I am beginning to believe we are living under similar circumstances. Politics has become a national pastime, with our elected leaders acting like the buffoons for our nation’s entertainment via the nightly news. It is the same showdown scenario played over and over. And, like children who have memorized the fairy tales we read them, we can finish the story line before it ends.

We were once a nation with an indomitable faith in our democracy. We had a greatness of spirit. We were a beacon and hope to the world. Today, we are a great, if not the greatest, military power on Earth. Our military has been honed by five major wars in my lifetime with at least as many small engagements. Yet, at what cost?

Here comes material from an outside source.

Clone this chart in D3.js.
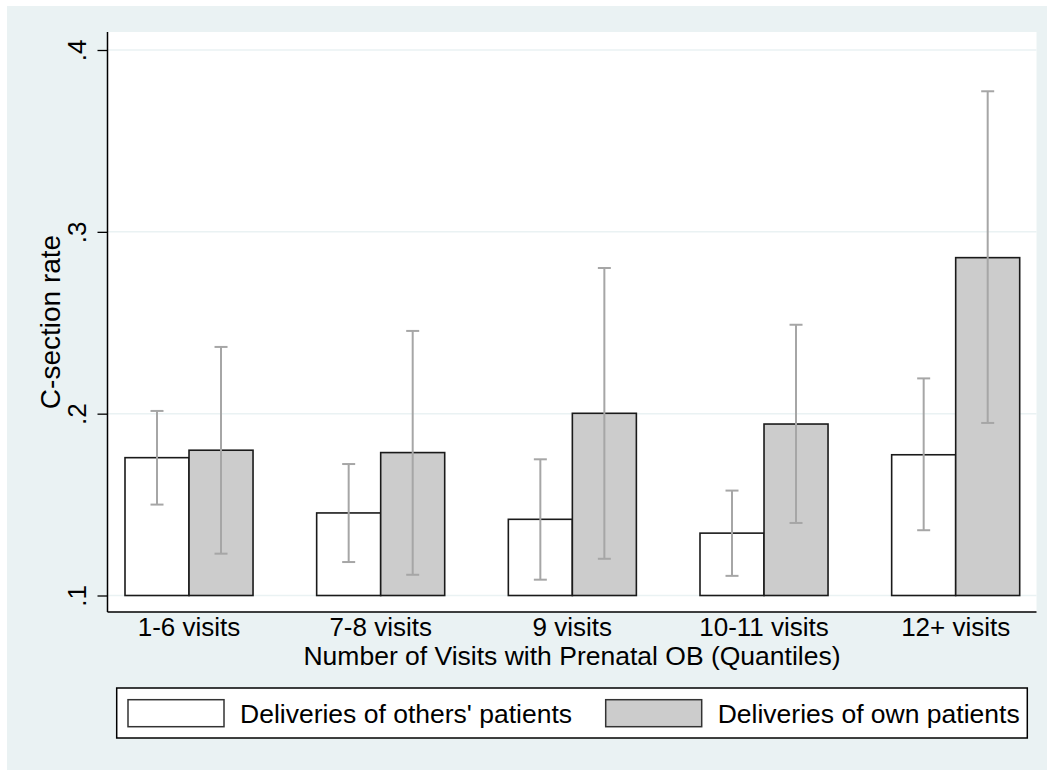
<!DOCTYPE html>
<html lang="en">
  <head>
    <meta charset="utf-8">
    <title>C-section rate by prenatal visits</title>
    <script src="https://cdn.jsdelivr.net/npm/d3@7"></script>
    <style>
    body{margin:0;background:#fff;}
    text{font-family:"Liberation Sans",Arial,sans-serif;fill:#000;}
    </style>
  </head>
  <body>
    <svg></svg>
    <script>
      // data
      var categories=["1-6 visits","7-8 visits","9 visits","10-11 visits","12+ visits"];
      var seriesNames=["Deliveries of others' patients","Deliveries of own patients"];
      var others=[0.1758,0.1454,0.1419,0.1343,0.1774];
      var othersLo=[0.1500,0.1184,0.1087,0.1108,0.1359];
      var othersHi=[0.2015,0.1723,0.1749,0.1577,0.2194];
      var own=[0.1799,0.1786,0.2002,0.1943,0.2858];
      var ownLo=[0.1230,0.1114,0.1202,0.1399,0.1949];
      var ownHi=[0.2367,0.2455,0.2801,0.2489,0.3773];
      var yTicks=[0.1,0.2,0.3,0.4];
      var yTickLabels=[".1",".2",".3",".4"];

      (function(){
      var width=1047,height=770;
      var pLeft=107.5,pRight=1036.5,pTop=32,pBottom=612;
      var fills=["#ffffff","#cccccc"];

      var svg=d3.select("svg")
                .attr("width",width)
                .attr("height",height);

      svg.append("rect")
         .attr("x",7).attr("y",6)
         .attr("width",width-7).attr("height",height-6)
         .attr("fill","#eaf2f3");

      svg.append("rect")
         .attr("x",pLeft).attr("y",pTop)
         .attr("width",pRight-pLeft).attr("height",pBottom-pTop)
         .attr("fill","#ffffff");

      var xscale=d3.scaleBand()
                   .domain(categories)
                   .range([125,1019.7])
                   .paddingInner(0.332)
                   .paddingOuter(0);
      var sub=d3.scaleBand()
                .domain([0,1])
                .range([0,xscale.bandwidth()]);
      var yscale=d3.scaleLinear()
                   .domain([0.1,0.4])
                   .range([595.5,50]);

      // gridlines
      svg.append("g")
         .selectAll("line")
         .data(yTicks)
         .enter()
         .append("line")
         .attr("x1",pLeft).attr("x2",pRight)
         .attr("y1",function(d){return yscale(d);})
         .attr("y2",function(d){return yscale(d);})
         .attr("stroke","#eaf2f3")
         .attr("stroke-width",1.5);

      var rows=categories.map(function(c,i){
        return [
          {cat:c,k:0,v:others[i],lo:othersLo[i],hi:othersHi[i]},
          {cat:c,k:1,v:own[i],lo:ownLo[i],hi:ownHi[i]}
        ];
      });
      var flat=[].concat.apply([],rows);

      svg.append("g")
         .selectAll("rect")
         .data(flat)
         .enter()
         .append("rect")
         .attr("x",function(d){return xscale(d.cat)+sub(d.k);})
         .attr("y",function(d){return yscale(d.v);})
         .attr("width",sub.bandwidth())
         .attr("height",function(d){return yscale(0.1)-yscale(d.v);})
         .attr("fill",function(d){return fills[d.k];})
         .attr("stroke","#1a1a1a")
         .attr("stroke-width",1.6);

      // error bars
      var err=svg.append("g")
                 .attr("stroke","#a6a6a6")
                 .attr("stroke-width",2)
                 .attr("fill","none");
      function cx(d){return xscale(d.cat)+sub(d.k)+sub.bandwidth()/2;}
      err.selectAll("line.v")
         .data(flat)
         .enter()
         .append("line")
         .attr("class","v")
         .attr("x1",cx).attr("x2",cx)
         .attr("y1",function(d){return yscale(d.lo);})
         .attr("y2",function(d){return yscale(d.hi);});
      ["lo","hi"].forEach(function(key){
        err.selectAll("line."+key)
           .data(flat)
           .enter()
           .append("line")
           .attr("class",key)
           .attr("x1",function(d){return cx(d)-6.5;})
           .attr("x2",function(d){return cx(d)+6.5;})
           .attr("y1",function(d){return yscale(d[key]);})
           .attr("y2",function(d){return yscale(d[key]);});
      });

      // axes
      var yAxis=d3.axisLeft(yscale)
                  .tickValues(yTicks)
                  .tickFormat(function(d,i){return yTickLabels[i];})
                  .tickSize(10)
                  .tickSizeOuter(0);
      var ya=svg.append("g")
                .attr("transform","translate("+pLeft+",0)")
                .call(yAxis);
      ya.select(".domain").remove();
      ya.selectAll(".tick line").attr("stroke","#000").attr("stroke-width",1.3);
      ya.selectAll(".tick text")
        .attr("x",null).attr("dy",null)
        .attr("transform","translate(-22,0) rotate(-90)")
        .attr("text-anchor","middle")
        .attr("font-size",26)
        .attr("font-family","Liberation Sans, Arial, sans-serif");
      svg.append("line")
         .attr("x1",pLeft).attr("x2",pLeft)
         .attr("y1",pTop).attr("y2",pBottom)
         .attr("stroke","#000").attr("stroke-width",1.5);

      var xAxis=d3.axisBottom(xscale).tickSize(0).tickPadding(0);
      var xa=svg.append("g")
                .attr("transform","translate(0,"+pBottom+")")
                .call(xAxis);
      xa.select(".domain").remove();
      xa.selectAll(".tick text")
        .attr("y",24).attr("dy",null)
        .attr("font-size",26)
        .attr("font-family","Liberation Sans, Arial, sans-serif");
      svg.append("line")
         .attr("x1",pLeft).attr("x2",pRight)
         .attr("y1",pBottom).attr("y2",pBottom)
         .attr("stroke","#000").attr("stroke-width",1.5);

      svg.append("text")
         .attr("x",(pLeft+pRight)/2)
         .attr("y",665)
         .attr("text-anchor","middle")
         .attr("font-size",26.5)
         .text("Number of Visits with Prenatal OB (Quantiles)");
      svg.append("text")
         .attr("transform","translate(60,"+((pTop+pBottom)/2)+") rotate(-90)")
         .attr("text-anchor","middle")
         .attr("font-size",28)
         .text("C-section rate");

      // legend
      var lg=svg.append("g");
      lg.append("rect")
        .attr("x",116.7).attr("y",688)
        .attr("width",910.6).attr("height",50)
        .attr("fill","#fff").attr("stroke","#000").attr("stroke-width",1.5);
      var keyX=[128,605.7];
      seriesNames.forEach(function(name,i){
        lg.append("rect")
          .attr("x",keyX[i]).attr("y",699.7)
          .attr("width",96).attr("height",27)
          .attr("fill",fills[i]).attr("stroke","#333").attr("stroke-width",1.5);
        lg.append("text")
          .attr("x",keyX[i]+112)
          .attr("y",722.7)
          .attr("font-size",26.5)
          .text(name);
      });
      })();
    </script>
  </body>
</html>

We are the largest debtor nation in the world. Our leadership rarely acts in the best interest of the average American. Instead, they sell us out to whoever has enough money to get them re-elected. Look at Wall Street and the financial crisis – who went to jail? Who made the scam possible through legislation? Why is Medicare restricted from negotiating with the pharmaceutical companies on price? Why do we receive six-day mail service when two-thirds of our mail is garbage and the postal service runs billions yearly in the red? Why did Congress enact “do not call” legislation -that is a farce. Why is every campaign reform legislation undermined before the ink is dry on the legislation? Who enacted the tax incentives that allowed our manufacturing base to export itself?

It seems pretty straight forward. There is a problem. Whose interest are you going to have at heart to solve it?

The answer to that question, nationally, is a disgrace.